**Goal:**
Look through the listing for the word "diagram". Copy each line that has it.

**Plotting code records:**
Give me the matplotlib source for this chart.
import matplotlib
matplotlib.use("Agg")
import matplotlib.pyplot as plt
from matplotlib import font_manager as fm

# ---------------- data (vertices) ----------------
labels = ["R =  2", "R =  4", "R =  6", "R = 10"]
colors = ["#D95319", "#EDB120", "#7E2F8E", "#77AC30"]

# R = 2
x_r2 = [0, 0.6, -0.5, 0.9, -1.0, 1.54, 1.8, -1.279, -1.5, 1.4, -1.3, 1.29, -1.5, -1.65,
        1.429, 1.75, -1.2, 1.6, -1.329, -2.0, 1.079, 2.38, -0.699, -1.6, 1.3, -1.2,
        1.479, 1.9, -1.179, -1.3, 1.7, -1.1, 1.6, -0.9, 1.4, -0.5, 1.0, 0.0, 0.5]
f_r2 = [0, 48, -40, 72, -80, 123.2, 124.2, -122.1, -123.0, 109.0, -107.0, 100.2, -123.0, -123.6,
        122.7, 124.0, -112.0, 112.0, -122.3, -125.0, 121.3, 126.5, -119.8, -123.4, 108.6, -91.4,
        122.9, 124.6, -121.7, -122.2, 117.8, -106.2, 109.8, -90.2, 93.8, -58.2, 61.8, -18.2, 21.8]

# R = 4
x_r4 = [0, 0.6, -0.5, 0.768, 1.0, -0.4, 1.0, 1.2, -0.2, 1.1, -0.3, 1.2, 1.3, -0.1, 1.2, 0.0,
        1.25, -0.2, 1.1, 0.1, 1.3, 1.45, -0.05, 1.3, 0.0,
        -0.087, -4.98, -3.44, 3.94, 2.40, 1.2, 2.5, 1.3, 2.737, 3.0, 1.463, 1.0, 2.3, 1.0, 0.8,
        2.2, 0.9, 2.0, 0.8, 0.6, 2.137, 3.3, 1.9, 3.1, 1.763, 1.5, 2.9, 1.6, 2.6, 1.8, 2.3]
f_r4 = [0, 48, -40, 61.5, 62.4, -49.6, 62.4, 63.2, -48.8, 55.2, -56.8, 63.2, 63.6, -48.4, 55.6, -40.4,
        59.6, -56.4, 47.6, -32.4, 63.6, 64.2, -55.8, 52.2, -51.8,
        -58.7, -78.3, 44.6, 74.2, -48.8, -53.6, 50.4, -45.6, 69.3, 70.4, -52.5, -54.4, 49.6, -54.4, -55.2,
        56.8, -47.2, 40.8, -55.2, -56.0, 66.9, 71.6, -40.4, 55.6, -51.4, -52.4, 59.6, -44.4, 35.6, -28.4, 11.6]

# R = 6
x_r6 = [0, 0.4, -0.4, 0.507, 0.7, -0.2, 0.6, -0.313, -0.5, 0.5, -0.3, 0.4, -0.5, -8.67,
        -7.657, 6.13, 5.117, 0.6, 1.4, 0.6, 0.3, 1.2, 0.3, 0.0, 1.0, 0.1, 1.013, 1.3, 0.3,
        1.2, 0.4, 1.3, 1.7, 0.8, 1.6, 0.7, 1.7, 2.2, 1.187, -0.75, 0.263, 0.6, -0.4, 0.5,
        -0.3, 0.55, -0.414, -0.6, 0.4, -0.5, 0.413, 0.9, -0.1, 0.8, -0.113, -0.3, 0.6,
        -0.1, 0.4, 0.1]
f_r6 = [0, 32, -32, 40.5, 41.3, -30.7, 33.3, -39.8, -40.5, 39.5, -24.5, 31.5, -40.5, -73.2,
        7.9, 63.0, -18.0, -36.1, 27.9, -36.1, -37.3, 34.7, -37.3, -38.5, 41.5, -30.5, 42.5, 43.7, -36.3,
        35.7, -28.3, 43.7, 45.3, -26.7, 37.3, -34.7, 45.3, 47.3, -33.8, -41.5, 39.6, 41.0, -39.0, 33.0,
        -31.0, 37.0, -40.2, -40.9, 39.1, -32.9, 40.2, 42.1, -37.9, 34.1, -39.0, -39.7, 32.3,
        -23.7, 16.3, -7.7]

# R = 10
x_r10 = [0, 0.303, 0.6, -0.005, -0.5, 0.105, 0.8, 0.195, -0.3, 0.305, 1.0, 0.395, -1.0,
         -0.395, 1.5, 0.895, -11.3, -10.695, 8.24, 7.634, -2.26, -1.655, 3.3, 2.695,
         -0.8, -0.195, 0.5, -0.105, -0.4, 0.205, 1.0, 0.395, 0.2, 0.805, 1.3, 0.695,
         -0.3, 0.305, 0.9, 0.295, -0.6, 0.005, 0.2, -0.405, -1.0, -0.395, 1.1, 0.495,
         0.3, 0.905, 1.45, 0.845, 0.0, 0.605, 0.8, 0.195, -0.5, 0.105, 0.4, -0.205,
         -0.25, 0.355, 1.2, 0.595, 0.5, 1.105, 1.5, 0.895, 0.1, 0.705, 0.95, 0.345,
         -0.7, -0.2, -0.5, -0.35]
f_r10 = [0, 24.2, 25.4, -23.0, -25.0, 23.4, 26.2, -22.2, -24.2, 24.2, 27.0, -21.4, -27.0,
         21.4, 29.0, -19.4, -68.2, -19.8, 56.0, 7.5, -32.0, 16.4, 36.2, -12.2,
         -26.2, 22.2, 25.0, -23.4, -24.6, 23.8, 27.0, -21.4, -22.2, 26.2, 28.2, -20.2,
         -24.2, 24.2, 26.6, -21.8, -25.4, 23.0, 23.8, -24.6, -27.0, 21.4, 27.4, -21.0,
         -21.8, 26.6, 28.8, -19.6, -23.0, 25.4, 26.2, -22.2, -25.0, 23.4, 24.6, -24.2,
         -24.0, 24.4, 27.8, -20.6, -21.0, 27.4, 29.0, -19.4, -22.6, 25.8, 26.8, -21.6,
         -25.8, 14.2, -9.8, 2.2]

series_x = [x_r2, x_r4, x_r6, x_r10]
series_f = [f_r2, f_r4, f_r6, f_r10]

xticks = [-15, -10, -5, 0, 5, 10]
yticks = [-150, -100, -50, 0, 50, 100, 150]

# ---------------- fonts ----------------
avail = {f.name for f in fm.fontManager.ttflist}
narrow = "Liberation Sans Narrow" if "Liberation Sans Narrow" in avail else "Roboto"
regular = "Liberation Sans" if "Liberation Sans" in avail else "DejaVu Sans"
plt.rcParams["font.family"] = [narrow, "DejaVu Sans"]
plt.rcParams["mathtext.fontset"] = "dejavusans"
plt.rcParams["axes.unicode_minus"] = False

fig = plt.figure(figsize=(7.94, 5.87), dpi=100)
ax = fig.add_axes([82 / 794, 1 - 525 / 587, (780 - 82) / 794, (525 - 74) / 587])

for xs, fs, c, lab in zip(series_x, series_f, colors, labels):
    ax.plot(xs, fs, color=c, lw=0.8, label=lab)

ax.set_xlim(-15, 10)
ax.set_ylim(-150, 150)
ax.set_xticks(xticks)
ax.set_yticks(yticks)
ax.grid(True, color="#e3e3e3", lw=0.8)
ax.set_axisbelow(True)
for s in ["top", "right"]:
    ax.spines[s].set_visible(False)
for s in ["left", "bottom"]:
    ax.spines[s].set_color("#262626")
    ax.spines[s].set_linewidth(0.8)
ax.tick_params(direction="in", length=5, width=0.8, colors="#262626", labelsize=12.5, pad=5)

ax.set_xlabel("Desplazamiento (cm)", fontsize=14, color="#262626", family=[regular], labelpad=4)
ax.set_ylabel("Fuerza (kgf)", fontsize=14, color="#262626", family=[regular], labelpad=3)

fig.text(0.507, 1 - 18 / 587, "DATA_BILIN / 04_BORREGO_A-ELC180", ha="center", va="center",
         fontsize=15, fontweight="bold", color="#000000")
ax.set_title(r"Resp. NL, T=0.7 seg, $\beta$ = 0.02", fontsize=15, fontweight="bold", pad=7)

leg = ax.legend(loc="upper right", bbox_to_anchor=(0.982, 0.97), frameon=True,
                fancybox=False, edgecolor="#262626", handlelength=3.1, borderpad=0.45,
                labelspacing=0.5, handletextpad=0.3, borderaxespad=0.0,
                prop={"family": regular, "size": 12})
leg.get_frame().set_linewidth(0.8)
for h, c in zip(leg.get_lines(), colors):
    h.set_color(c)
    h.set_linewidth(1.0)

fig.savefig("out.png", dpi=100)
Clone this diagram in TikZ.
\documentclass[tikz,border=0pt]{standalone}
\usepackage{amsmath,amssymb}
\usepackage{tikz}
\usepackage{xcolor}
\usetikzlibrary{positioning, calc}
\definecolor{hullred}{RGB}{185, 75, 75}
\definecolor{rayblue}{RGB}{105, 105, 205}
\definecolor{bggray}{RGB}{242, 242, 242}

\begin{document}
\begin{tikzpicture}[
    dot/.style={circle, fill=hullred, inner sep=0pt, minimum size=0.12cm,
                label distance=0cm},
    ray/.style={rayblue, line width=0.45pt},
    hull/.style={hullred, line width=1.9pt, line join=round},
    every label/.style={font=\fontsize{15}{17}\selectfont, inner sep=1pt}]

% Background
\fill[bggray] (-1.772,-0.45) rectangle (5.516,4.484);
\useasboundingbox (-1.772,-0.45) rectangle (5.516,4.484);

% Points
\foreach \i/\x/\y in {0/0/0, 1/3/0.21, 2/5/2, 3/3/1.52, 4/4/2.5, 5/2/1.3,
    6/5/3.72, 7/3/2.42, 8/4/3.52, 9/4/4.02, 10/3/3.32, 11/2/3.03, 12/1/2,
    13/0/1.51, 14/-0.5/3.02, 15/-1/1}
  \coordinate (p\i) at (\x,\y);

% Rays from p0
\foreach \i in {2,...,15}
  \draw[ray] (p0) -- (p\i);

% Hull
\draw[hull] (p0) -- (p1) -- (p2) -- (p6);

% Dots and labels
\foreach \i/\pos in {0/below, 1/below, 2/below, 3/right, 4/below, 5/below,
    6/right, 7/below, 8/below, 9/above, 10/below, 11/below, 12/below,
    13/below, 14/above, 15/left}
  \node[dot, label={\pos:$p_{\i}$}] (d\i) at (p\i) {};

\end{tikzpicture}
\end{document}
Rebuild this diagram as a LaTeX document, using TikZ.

**The output:**
Clone this diagram in TikZ.
Rebuild this diagram as a LaTeX document, using TikZ.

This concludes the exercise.